I guess, in close, this all makes perfect sense to me that adults should do whatever they want, however they want, so long as it doesn’t endanger me or my property (so no firing fireworks and guns off your roof right next to mine, don’t drive 110 MPH on the highway, stay off my lawn, etc.). Keep the government limited in scope and size and let the adults be adults.

IndyGo Resembles a Bus Crash Scene

This IndyGo dealio is really like watching a bus collide with another bus:

They showed that routes the agency plans to cut — the 11, 55 and 87 — have among the lowest ridership of all 29 routes.
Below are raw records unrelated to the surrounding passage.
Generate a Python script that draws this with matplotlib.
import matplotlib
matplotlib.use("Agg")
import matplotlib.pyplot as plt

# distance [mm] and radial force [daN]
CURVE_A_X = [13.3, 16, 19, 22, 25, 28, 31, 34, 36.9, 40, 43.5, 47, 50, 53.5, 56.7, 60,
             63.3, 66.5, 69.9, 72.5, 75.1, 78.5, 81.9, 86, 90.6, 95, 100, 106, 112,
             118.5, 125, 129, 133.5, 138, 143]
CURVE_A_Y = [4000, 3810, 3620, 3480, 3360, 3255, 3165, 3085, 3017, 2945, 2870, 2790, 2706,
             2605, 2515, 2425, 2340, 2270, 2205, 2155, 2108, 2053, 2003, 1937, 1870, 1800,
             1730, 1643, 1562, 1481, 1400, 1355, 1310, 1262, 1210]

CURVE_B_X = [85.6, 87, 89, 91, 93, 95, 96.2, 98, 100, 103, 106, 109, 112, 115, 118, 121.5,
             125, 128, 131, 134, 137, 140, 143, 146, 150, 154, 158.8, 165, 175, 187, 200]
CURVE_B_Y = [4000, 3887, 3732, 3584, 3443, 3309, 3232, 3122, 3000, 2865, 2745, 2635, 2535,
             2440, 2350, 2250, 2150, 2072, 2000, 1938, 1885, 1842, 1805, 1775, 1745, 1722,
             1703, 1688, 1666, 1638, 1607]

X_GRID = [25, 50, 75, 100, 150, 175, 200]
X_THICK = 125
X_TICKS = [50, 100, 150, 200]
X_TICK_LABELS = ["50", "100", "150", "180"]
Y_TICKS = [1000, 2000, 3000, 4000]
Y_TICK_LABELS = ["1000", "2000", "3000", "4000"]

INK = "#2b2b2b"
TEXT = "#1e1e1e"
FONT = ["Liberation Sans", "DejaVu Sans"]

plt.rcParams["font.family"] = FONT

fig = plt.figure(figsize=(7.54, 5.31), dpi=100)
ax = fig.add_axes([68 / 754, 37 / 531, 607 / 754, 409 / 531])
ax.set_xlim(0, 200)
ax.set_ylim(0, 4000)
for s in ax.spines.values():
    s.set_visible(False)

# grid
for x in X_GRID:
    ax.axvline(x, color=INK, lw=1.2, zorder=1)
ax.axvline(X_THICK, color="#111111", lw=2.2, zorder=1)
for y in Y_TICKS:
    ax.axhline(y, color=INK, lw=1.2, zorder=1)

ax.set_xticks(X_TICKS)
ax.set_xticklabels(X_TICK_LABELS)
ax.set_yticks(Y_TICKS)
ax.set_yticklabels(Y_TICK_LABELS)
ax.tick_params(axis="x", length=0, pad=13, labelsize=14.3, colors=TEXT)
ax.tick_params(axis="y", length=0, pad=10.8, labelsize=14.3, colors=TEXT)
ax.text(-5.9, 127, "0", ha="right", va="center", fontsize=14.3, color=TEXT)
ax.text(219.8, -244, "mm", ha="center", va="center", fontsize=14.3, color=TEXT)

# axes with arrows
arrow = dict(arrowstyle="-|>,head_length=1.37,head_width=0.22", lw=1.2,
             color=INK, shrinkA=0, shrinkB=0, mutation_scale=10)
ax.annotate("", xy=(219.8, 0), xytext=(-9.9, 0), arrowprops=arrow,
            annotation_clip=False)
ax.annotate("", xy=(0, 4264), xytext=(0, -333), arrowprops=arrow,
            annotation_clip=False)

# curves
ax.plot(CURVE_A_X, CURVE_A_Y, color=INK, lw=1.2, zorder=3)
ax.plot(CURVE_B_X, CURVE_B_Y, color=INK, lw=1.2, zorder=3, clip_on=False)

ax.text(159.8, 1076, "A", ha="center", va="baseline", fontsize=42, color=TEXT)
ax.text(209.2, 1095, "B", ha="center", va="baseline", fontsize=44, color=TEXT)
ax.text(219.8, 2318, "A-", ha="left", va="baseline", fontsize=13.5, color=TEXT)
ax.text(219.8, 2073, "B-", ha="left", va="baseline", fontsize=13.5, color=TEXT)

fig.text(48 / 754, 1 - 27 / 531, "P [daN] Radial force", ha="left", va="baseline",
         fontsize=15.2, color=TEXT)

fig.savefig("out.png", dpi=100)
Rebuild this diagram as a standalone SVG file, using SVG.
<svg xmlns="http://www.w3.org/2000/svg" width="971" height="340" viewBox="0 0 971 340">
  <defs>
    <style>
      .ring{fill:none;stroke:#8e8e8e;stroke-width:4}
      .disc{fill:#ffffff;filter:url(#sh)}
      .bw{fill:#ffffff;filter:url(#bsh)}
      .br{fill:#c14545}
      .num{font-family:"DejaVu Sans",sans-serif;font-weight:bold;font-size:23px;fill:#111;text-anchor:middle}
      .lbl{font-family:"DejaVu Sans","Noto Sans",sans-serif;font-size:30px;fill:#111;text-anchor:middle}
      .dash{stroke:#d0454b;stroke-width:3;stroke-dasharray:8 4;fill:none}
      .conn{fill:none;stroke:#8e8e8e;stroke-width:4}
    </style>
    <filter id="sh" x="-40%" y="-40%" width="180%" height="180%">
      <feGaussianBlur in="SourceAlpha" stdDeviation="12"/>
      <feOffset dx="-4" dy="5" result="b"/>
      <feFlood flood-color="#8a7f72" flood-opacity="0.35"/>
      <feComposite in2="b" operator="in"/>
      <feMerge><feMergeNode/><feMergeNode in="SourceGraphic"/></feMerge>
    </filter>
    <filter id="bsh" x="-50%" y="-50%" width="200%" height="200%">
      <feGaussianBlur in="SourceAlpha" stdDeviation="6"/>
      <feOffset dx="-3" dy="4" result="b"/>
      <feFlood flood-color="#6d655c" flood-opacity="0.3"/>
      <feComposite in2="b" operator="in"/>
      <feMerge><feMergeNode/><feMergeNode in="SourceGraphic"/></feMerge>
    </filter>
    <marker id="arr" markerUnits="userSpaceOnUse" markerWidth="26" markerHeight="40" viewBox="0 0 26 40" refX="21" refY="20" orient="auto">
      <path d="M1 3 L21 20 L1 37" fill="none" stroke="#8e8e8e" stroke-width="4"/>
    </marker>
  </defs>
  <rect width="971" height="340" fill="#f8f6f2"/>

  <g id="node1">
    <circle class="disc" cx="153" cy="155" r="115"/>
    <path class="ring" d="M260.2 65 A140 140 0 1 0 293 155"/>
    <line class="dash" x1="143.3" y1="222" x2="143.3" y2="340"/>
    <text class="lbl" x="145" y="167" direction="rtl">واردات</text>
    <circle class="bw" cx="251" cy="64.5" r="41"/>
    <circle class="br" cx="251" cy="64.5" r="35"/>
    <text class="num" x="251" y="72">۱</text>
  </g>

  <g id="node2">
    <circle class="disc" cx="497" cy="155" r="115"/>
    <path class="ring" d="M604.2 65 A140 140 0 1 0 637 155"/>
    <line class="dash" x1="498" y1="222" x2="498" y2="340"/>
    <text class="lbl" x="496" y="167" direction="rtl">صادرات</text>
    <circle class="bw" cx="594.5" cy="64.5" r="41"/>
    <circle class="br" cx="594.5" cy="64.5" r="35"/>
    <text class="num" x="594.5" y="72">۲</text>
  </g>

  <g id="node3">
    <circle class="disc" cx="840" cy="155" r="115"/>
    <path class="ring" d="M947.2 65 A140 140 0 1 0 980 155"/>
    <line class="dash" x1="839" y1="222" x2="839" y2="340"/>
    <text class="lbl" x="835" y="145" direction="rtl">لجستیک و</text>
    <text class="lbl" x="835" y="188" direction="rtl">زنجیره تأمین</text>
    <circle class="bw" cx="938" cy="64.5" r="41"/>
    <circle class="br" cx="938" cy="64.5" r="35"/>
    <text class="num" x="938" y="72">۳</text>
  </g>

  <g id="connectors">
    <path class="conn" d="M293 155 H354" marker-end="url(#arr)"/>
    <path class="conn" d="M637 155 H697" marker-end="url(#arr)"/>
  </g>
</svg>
They explained that the door-to-door paratransit service, known as Open Door, is far more expensive to operate than fixed-route service — $35 per passenger versus about $4.

Well. There’s yer problem, son. IndyGo’s average rider fare is $1.75. They want to raise it $2. That means they’re, uh, still $2 short. If it costs $4 per passenger to operate the system, I’d be charging $4 a rider!

Assuming a person were to drive from one end of Marion County to Downtown, that’d be about 11 miles. The average cost-per-mile to include wear-and-tear, gas, oil, insurance, etc. is 50 cents a mile. That’s $5.50, or $11.00 round-trip by car. A bus fare would be $8, round-trip at the full cost to the rider, which is still a net savings of $3 for the rider to take the bus.

Heck, they could raise the fares to $3 a trip and there’d be even more savings for the rider vs. driving a car and they’d close their budget cap overnight. Or, you could subsidize some riders and not others. They’re a number of riders that take the bus because they can’t drive — maybe they have DUIs, seizures, want to be eco-friendly or are just plain afraid to get in a car. They may likely be perfectly capable of affording a car, but can’t or just don’t want to drive one. In which case, charge them $4 a ride and the poor folks can get a $3 fare.

Somehow, though, that was lost among those at the public hearing:

“It took me an hour and a half to get from my house to Washington (Street to catch the bus),” said regular IndyGo rider Nora Wright, her voice shaking with anger. “I don’t think that’s right.”

Then came the personal attacks and accusations.

“Thank you for lying to us all!” one person yelled toward a table where IndyGo employees were seated.

Another man, shouting at Terry, demanded to know: “What kind of car do you drive?” (Terry said he hasn’t owned a car since the 1990s.)

She’s right — that’s not right. IndyGo needs to beef up and attract more riders. They do that by improving service and adding busses to make it more convenient and faster. A 10 minute car trip takes 40 minutes by bus, if you’re lucky enough to live and work close to the stops. And you fix these problems by generating revenue. They can’t look to the government for funding — there isn’t any. Alas, raise the fares on a tiered system to provide better service, get people where they need to go and all the while helping those less fortunate.